Hi, everyone! For the next minute or so, I’d like to talk to you all about my experience with reading Roger Ebert’s essay ‘How to Read A Movie’. I’ll do that by examining a scene. Now, as I think of a movie scene worth writing about, I’m reminded of the week we had the option to watch The Shining. If ever there was an example of a movie worth analyzing, it’d be this one. Of the many scenes to choose from, I’d like to focus on one that I’ve given insight to before, though this time from a different lens.
The image below is from an important scene with a child riding a tricycle in the hallways of the hotel. One thing that Roger Ebert makes note of is the use of space to connote positivity and negativity within a scene. According to him, right is generally more positive while left is considered negative. In this scene, however, there’s an odd sense of balance here. At times, the subject is on the right, at times on the left. But around him, the walls and doors are in equal number and equally spaced. However, Ebert admits that these are more like tendencies than absolutes, so following them as if they were wholly true would be less than appropriate.

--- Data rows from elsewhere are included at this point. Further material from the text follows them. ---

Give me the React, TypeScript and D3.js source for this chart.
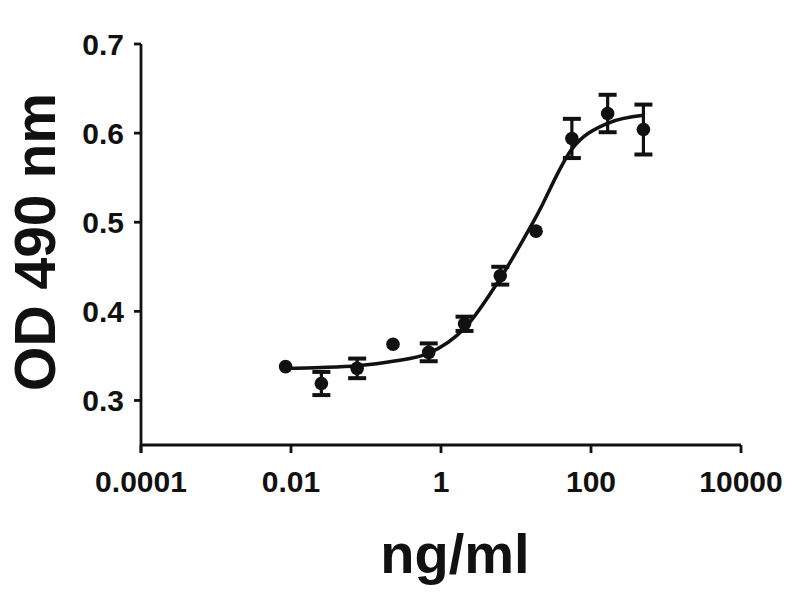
import React from "react";
import * as d3 from "d3";

// Concentrations (ng/ml), 3-fold dilution series
const concentrations = [0.00847, 0.0254, 0.0762, 0.229, 0.686, 2.06, 6.17, 18.5, 55.6, 166.7, 500];
// Mean OD 490 nm
const odMeans = [0.338, 0.319, 0.336, 0.363, 0.354, 0.386, 0.44, 0.49, 0.594, 0.622, 0.604];
// Error (SD) for each point
const odErrors = [0.003, 0.013, 0.011, 0.004, 0.01, 0.008, 0.01, 0.005, 0.022, 0.021, 0.028];
// Fitted curve at each concentration
const fitValues = [0.336, 0.337, 0.339, 0.344, 0.353, 0.381, 0.437, 0.506, 0.582, 0.611, 0.62];

const xTicks = [0.0001, 0.01, 1, 100, 10000];
const xTickLabels = ["0.0001", "0.01", "1", "100", "10000"];
const yTicks = [0.3, 0.4, 0.5, 0.6, 0.7];
const yTickLabels = ["0.3", "0.4", "0.5", "0.6", "0.7"];

const xTitle = "ng/ml";
const yTitle = "OD 490 nm";

export default function App() {
  const W = 800;
  const H = 600;
  const x = d3.scaleLog().domain([0.0001, 10000]).range([141, 741]);
  const y = d3.scaleLinear().domain([0.25, 0.7]).range([445, 44]);
  const ink = "#111";
  const font = "'Liberation Sans', Arial, sans-serif";

  const fitPts: [number, number][] = concentrations.map((c, i) => [c, fitValues[i]]);
  const line = d3
    .line<[number, number]>()
    .x((d) => x(d[0]))
    .y((d) => y(d[1]))
    .curve(d3.curveMonotoneX);

  const cap = 9;
  const r = 6.8;

  return (
    <svg
      width={W}
      height={H}
      style={{ position: "absolute", left: 0, top: 0, background: "#fff" }}
    >
      <rect width={W} height={H} fill="#fff" />
      {/* Y axis */}
      <line x1={x(0.0001)} x2={x(0.0001)} y1={y(0.7)} y2={453} stroke={ink} strokeWidth={2.8} />
      {yTicks.map((t, i) => (
        <g key={"yt" + i}>
          <line x1={x(0.0001) - 7} x2={x(0.0001)} y1={y(t)} y2={y(t)} stroke={ink} strokeWidth={2.8} />
          <text
            x={x(0.0001) - 17}
            y={y(t)}
            dy="0.36em"
            textAnchor="end"
            fontFamily={font}
            fontWeight="bold"
            fontSize={30}
            fill={ink}
          >
            {yTickLabels[i]}
          </text>
        </g>
      ))}
      {/* X axis */}
      <line x1={x(0.0001)} x2={x(10000)} y1={y(0.25)} y2={y(0.25)} stroke={ink} strokeWidth={2.8} />
      {xTicks.map((t, i) => (
        <g key={"xt" + i}>
          <line x1={x(t)} x2={x(t)} y1={y(0.25)} y2={y(0.25) + 8} stroke={ink} strokeWidth={2.8} />
          <text
            x={x(t)}
            y={492}
            textAnchor="middle"
            fontFamily={font}
            fontWeight="bold"
            fontSize={30}
            fill={ink}
          >
            {xTickLabels[i]}
          </text>
        </g>
      ))}
      {/* Titles */}
      <text
        x={455}
        y={573}
        textAnchor="middle"
        fontFamily={font}
        fontWeight="bold"
        fontSize={56}
        fill={ink}
      >
        {xTitle}
      </text>
      <text
        transform={`translate(55,242) rotate(-90)`}
        textAnchor="middle"
        fontFamily={font}
        fontWeight="bold"
        fontSize={57}
        fill={ink}
      >
        {yTitle}
      </text>
      {/* Fit curve */}
      <path d={line(fitPts) || ""} fill="none" stroke={ink} strokeWidth={3.5} />
      {/* Error bars and points */}
      {concentrations.map((c, i) => {
        const cx = x(c);
        const cy = y(odMeans[i]);
        const top = y(odMeans[i] + odErrors[i]);
        const bot = y(odMeans[i] - odErrors[i]);
        const showBar = (bot - top) / 2 > r - 1;
        return (
          <g key={"p" + i}>
            {showBar && (
              <>
                <line x1={cx} x2={cx} y1={top} y2={bot} stroke={ink} strokeWidth={3.2} />
                <line x1={cx - cap} x2={cx + cap} y1={top} y2={top} stroke={ink} strokeWidth={4} />
                <line x1={cx - cap} x2={cx + cap} y1={bot} y2={bot} stroke={ink} strokeWidth={4} />
              </>
            )}
            <circle cx={cx} cy={cy} r={r} fill={ink} />
          </g>
        );
      })}
    </svg>
  );
}
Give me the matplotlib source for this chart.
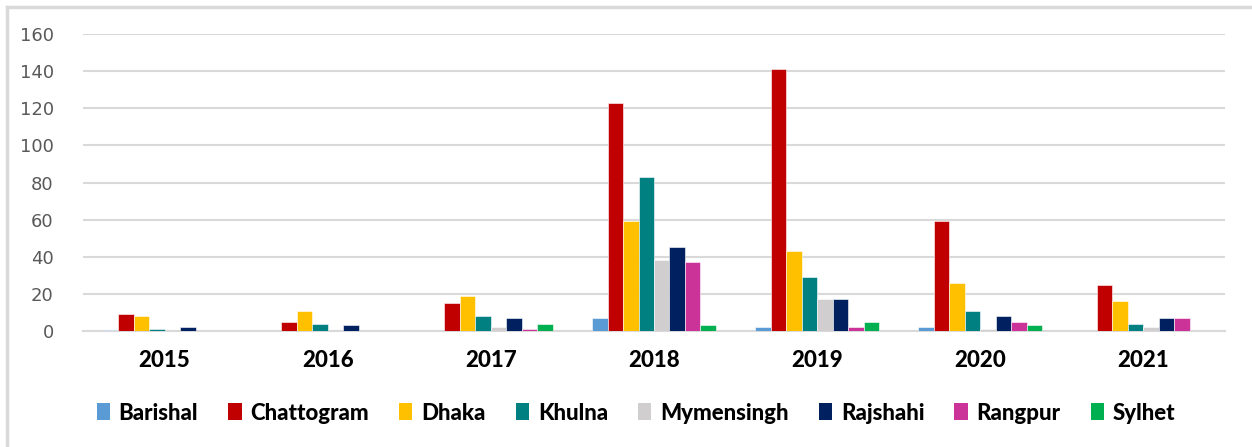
import matplotlib
matplotlib.use('Agg')
import matplotlib.pyplot as plt
from matplotlib.patches import Patch
import numpy as np

# data
years = ['2015', '2016', '2017', '2018', '2019', '2020', '2021']
divisions = ['Barishal', 'Chattogram', 'Dhaka', 'Khulna', 'Mymensingh', 'Rajshahi', 'Rangpur', 'Sylhet']
barishal = [0.5, 0, 0, 7, 2, 2, 0]
chattogram = [9, 5, 15, 123, 141, 59, 25]
dhaka = [8, 11, 19, 59, 43, 26, 16]
khulna = [1, 4, 8, 83, 29, 11, 4]
mymensingh = [0, 0, 2, 38, 17, 1, 2]
rajshahi = [2, 3, 7, 45, 17, 8, 7]
rangpur = [0, 0, 1, 37, 2, 5, 7]
sylhet = [0, 0, 4, 3, 5, 3, 0]
series = [barishal, chattogram, dhaka, khulna, mymensingh, rajshahi, rangpur, sylhet]
colors = ['#5B9BD5', '#C00000', '#FFC000', '#008080', '#D0CECE', '#002060', '#CC3399', '#00B050']

fig = plt.figure(figsize=(12.52, 4.47), dpi=100)
ax = fig.add_axes([83 / 1252, 116 / 447, (1225 - 83) / 1252, (331 - 34) / 447])

x = np.arange(len(years))
w = 0.095
n = len(series)
for i, (vals, c) in enumerate(zip(series, colors)):
    ax.bar(x + (i - (n - 1) / 2) * w, vals, w, color=c, edgecolor='white',
           linewidth=0.4, zorder=3)

ax.set_xlim(-0.5, len(years) - 0.5)
ax.set_ylim(0, 160)
ax.set_yticks(range(0, 161, 20))
ax.yaxis.grid(True, color='#D9D9D9', linewidth=1.5, zorder=0)
ax.set_axisbelow(True)
for s in ['top', 'right', 'left']:
    ax.spines[s].set_visible(False)
ax.spines['bottom'].set_color('#D9D9D9')
ax.spines['bottom'].set_linewidth(1.5)
ax.tick_params(axis='both', length=0)
ax.tick_params(axis='y', labelsize=13, labelcolor='#595959', pad=21)
ax.set_xticks(x)
ax.set_xticklabels(years, fontsize=16, fontweight='black', family='Lato')
ax.tick_params(axis='x', pad=14)

handles = [Patch(facecolor=c, label=d) for c, d in zip(colors, divisions)]
leg = fig.legend(handles=handles, loc='center', bbox_to_anchor=(0.508, (447 - 413) / 447),
                 ncol=8, frameon=False, handlelength=0.6, handleheight=0.8,
                 handletextpad=0.4, columnspacing=1.35,
                 prop={'family': 'Lato', 'weight': 'black', 'size': 16})

# light gray frame on left and top of the picture
fig.add_artist(plt.Line2D([6.5 / 1252, 6.5 / 1252], [0, 1 - 6.5 / 447], color='#D9D9D9', lw=2.5))
fig.add_artist(plt.Line2D([6.5 / 1252, 1], [1 - 6.5 / 447, 1 - 6.5 / 447], color='#D9D9D9', lw=2.5))

fig.savefig('out.png', dpi=100)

My last comment is on how throughout the scene, the viewer is taken through the hotel. There is little room for control for the viewer in watching a movie– it’s an experience in observation, we follow what we want to based on what we’re given. In this case, we’re following one specific subject and not given much else to experience other than that. He rides through the scene, the only sound heard being the sounds of the tricycle rolling on the floor. This journey isn’t anything outstanding, but the aesthetic and the feel it provides is what’s important. I appreciate what it adds to the film.